La pénurie des pièces de monnaie impacte négativement l'activité commerciale au Cameroun : stations-services, boulangeries, pharmacies, marchés de vivres, aucun secteur n'est à l'abri. C'est toute une petite économie qui est ainsi mise à mal.
Un vrai calvaire pour Odette, vendeuse d'ananas : ''Le marché ne passe pas. Maintenant pour que tu vendes il faut d'abord avoir les pièces. Parce que la grande majorité vient avec des billets. Tu vas rendre la monnaie comment ?''
Aujourd'hui, à cause de cette rareté de la petite monnaie regrette la commerçante, son chiffre d'affaires a baissé considérablement.
Pour ce consommateur rencontré au marché, la situation est tout aussi difficile : ''C'est pas facile pour nous les acheteurs parce que quand vous partez par exemple dans un marché, que vous avez un billet par exemple de 1000 francs, vous faites des achats de 600 francs, le vendeur va vous dire qu'il n'a pas 400 francs.''
Dans le secteur des transports c'est aussi une autre galère, il faut rembourser 100 ou 200 frs voire plus à longueur de journée et lorsque la caisse se vide de sa petite monnaie confient ces conducteurs de taxis et de motos, le travail prend aussitôt un coup.
La première, selon lui, est liée au non renouvellement des signes monétaires : "Pour le cas du Cameroun, les signes monétaires sont remplacés tous les 10 ans(…) En 2003 on en a remplacé et depuis 2003 il fallait remplacer 10 ans plus tard en 2013, ça n'a pas été fait donc on utilise les mêmes signes monétaires", précise-t-il.
"N'ayant pas renouvelé ces signes monétaires, on s'est donc retrouvé avec une masse monétaire qui était chargée d'encadrer des transactions menées par 10, 15 millions d'habitants. Entre temps, cette taille de la population est passée à 25 millions donc les millions de personnes supplémentaires qui se sont ajoutées vous avez jusqu'à 10, 20, 40% d'opérateurs du secteur informel et d'autres secteurs qui se sont ajoutés mais la masse monétaire n'a pas changé", ajoute l'économiste.
La deuxième raison évoquée par le Dr Biada est relative à l'élargissement du maillage bancaire qui a crée une forte demande : "Avant nous avions nos banques commerciales qui étaient domiciliées à Douala et à Yaoundé mais l'embellie économique a fait que les guichets se sont démultipliés un peu partout à travers le pays."

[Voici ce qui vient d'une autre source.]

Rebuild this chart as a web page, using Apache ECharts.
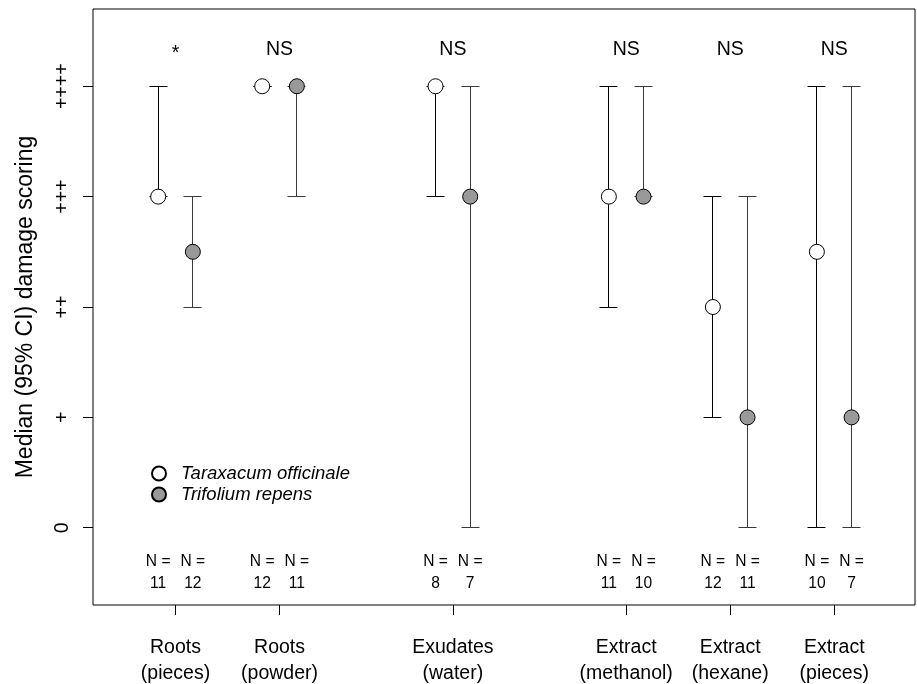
<!DOCTYPE html>
<html>
<head>
<meta charset="utf-8">
<script src="https://cdn.jsdelivr.net/npm/echarts@6/dist/echarts.min.js"></script>
<style>
html,body{margin:0;padding:0;background:#fff;}
#chart{width:917px;height:684px;}
</style>
</head>
<body>
<div id="chart"></div>
<script>
// ---- data ----
const categories = ['Roots\n(pieces)', 'Roots\n(powder)', 'Exudates\n(water)', 'Extract\n(methanol)', 'Extract\n(hexane)', 'Extract\n(pieces)'];
const groupCenters = [1.5, 4.5, 9.5, 14.5, 17.5, 20.5];
const significance = ['*', 'NS', 'NS', 'NS', 'NS', 'NS'];
const yTickValues = [0, 1, 2, 3, 4];
const yTickLabels = ['0', '+', '++', '+++', '++++'];

const taraxMedian = [3, 4, 4, 3, 2, 2.5];
const taraxLower  = [3, 4, 3, 2, 1, 0];
const taraxUpper  = [4, 4, 4, 4, 3, 4];
const taraxN      = [11, 12, 8, 11, 12, 10];

const trifMedian = [2.5, 4, 3, 3, 1, 1];
const trifLower  = [2, 3, 0, 3, 0, 0];
const trifUpper  = [3, 4, 4, 4, 3, 4];
const trifN      = [12, 11, 7, 10, 11, 7];

const seriesNames = ['Taraxacum officinale', 'Trifolium repens'];
const sigY = 4.33;
const nY = -0.41;

// ---- build ----
const FONT = 'Liberation Sans, Arial, Helvetica, sans-serif';
const taraxX = groupCenters.map(c => c - 0.5);
const trifX = groupCenters.map(c => c + 0.5);

function crisp(v) { return Math.round(v - 0.5) + 0.5; }

function errorSeries(xs, lo, hi, color) {
  return {
    type: 'custom',
    silent: true,
    z: 2,
    data: xs.map((x, i) => [x, lo[i], hi[i]]),
    renderItem: function (params, api) {
      const x = api.value(0);
      const pLo = api.coord([x, api.value(1)]);
      const pHi = api.coord([x, api.value(2)]);
      const cx = crisp(pLo[0]);
      const yLo = crisp(pLo[1]), yHi = crisp(pHi[1]);
      const hw = 9;
      const st = { stroke: color, lineWidth: 1 };
      return {
        type: 'group',
        children: [
          { type: 'line', shape: { x1: cx, y1: yLo, x2: cx, y2: yHi }, style: st },
          { type: 'line', shape: { x1: cx - hw, y1: yLo, x2: cx + hw, y2: yLo }, style: st },
          { type: 'line', shape: { x1: cx - hw, y1: yHi, x2: cx + hw, y2: yHi }, style: st }
        ]
      };
    }
  };
}

const chart = echarts.init(document.getElementById('chart'), null, { renderer: 'canvas' });
const option = {
  animation: false,
  backgroundColor: '#ffffff',
  grid: {
    left: 93, right: 2, top: 9, bottom: 79, containLabel: false, outerBoundsMode: 'none',
    show: true, borderColor: '#000', borderWidth: 1, backgroundColor: 'transparent'
  },
  legend: {
    left: 146, top: 459, orient: 'vertical',
    itemWidth: 14, itemHeight: 14, itemGap: 2,
    data: seriesNames,
    textStyle: { fontFamily: FONT, fontSize: 18.5, lineHeight: 17, fontStyle: 'italic', color: '#000', padding: [0, 0, 0, 10] }
  },
  xAxis: {
    type: 'value', min: -0.88, max: 22.83,
    splitLine: { show: false },
    axisLine: { show: false, onZero: false },
    axisTick: { show: true, length: 10, customValues: groupCenters, lineStyle: { color: '#000' } },
    axisLabel: {
      customValues: groupCenters,
      margin: 30,
      fontFamily: FONT, fontSize: 19.5, lineHeight: 26, color: '#000',
      formatter: function (v) {
        const i = groupCenters.findIndex(c => Math.abs(c - v) < 1e-6);
        return i >= 0 ? categories[i] : '';
      }
    }
  },
  yAxis: {
    type: 'value', min: -0.7, max: 4.7,
    name: 'Median (95% CI) damage scoring',
    nameLocation: 'middle', nameGap: 56,
    nameTextStyle: { fontFamily: FONT, fontSize: 23, color: '#000' },
    splitLine: { show: false },
    axisLine: { show: false, onZero: false },
    axisTick: { show: true, length: 10, customValues: yTickValues, lineStyle: { color: '#000' } },
    axisLabel: {
      customValues: yTickValues,
      rotate: 90, margin: 20,
      fontFamily: FONT, fontSize: 19.5, color: '#000',
      formatter: function (v) {
        const i = yTickValues.indexOf(Math.round(v));
        return i >= 0 ? yTickLabels[i] : '';
      }
    }
  },
  series: [
    errorSeries(taraxX, taraxLower, taraxUpper, '#000'),
    errorSeries(trifX, trifLower, trifUpper, '#3a3a3a'),
    {
      name: seriesNames[0], type: 'scatter', z: 5,
      symbol: 'circle', symbolSize: 15,
      itemStyle: { color: '#fff', borderColor: '#000', borderWidth: 1, opacity: 1 },
      data: taraxX.map((x, i) => [x, taraxMedian[i]])
    },
    {
      name: seriesNames[1], type: 'scatter', z: 5,
      symbol: 'circle', symbolSize: 15,
      itemStyle: { color: '#999999', borderColor: '#000', borderWidth: 1, opacity: 1 },
      data: trifX.map((x, i) => [x, trifMedian[i]])
    },
    {
      type: 'scatter', silent: true, symbolSize: 0, z: 6,
      itemStyle: { opacity: 1 },
      label: {
        show: true, position: 'inside', fontFamily: FONT, fontSize: 19.5, color: '#000', textBorderWidth: 0,
        formatter: p => p.name
      },
      data: groupCenters.map((c, i) => ({
        name: significance[i], value: [c, sigY],
        label: significance[i] === '*' ? { offset: [0, 4] } : undefined
      }))
    },
    {
      type: 'scatter', silent: true, symbolSize: 0, z: 6,
      itemStyle: { opacity: 1 },
      label: {
        show: true, position: 'inside', fontFamily: FONT, fontSize: 15.6, lineHeight: 22, color: '#000', align: 'center', textBorderWidth: 0,
        formatter: p => p.name
      },
      data: taraxX.map((x, i) => ({ name: 'N =\n' + taraxN[i], value: [x, nY] }))
        .concat(trifX.map((x, i) => ({ name: 'N =\n' + trifN[i], value: [x, nY] })))
    }
  ]
};
chart.setOption(option);
</script>
</body>
</html>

Enfin, le Dr Biada indexe comme troisième cause de la pénurie : "L'augmentation croissante des petits métiers fait qu'on a besoin davantage de la petite monnaie malheureusement y 'en a pas assez, d'où donc sa rareté."
Parmi les causes de la pénurie, le journal Ecomatin cite aussi deux problèmes : celui du circuit de distribution et celui de communication sur la possibilité de changer des billets en pièces dans des lieux bien indiqués.
En 2018, la gendarmerie nationale avait démantelé un réseau constitué de Camerounais et de ressortissants chinois ayant à leur possession plusieurs sacs à l'intérieur desquels se trouvaient des pièces de 100 francs estimés à plusieurs millions de francs CFA.
Face à l'ampleur de ce trafic, le gouverneur de la BEAC avait tenté de rassurer à l'occasion d'une réunion de politique monétaire de la banque centrale en 2019 ; promettant ainsi des enquêtes avec les autorités camerounaises et les autres pays de la CEMAC pour déterminer disait-il, l'ampleur de ce phénomène afin de se doter des moyens de le circonscrire.
"La monnaie divisionnaire vient en fait consacrer l'ère de l'économie monétaire. Le principal intérêt de la petite monnaie est que lorsqu'il y en a assez, la vitesse de déroulement des transactions dans l'économie devient très rapide donc son absence crée des lenteurs" affirme le Dr Biada.
"Lorsque les transactions se déroulent très vite, la principale incidence que l'on note c'est quoi ? c'est l'augmentation du chiffre d'affaires. Or quand le chiffre d'affaires augmente, l'Etat est content parce que l'Etat va asseoir son impôt sur le chiffre d'affaires. La rareté de la monnaie divisionnaire a une incidence sur le plan micro- économique mais également macro-économique" conclut-il.
BBC Afrique a contacté les services de communication de la BEAC pour savoir comment la banque compte régler le problème de la pénurie de petite monnaie. Mais nos efforts n'ont pas abouti.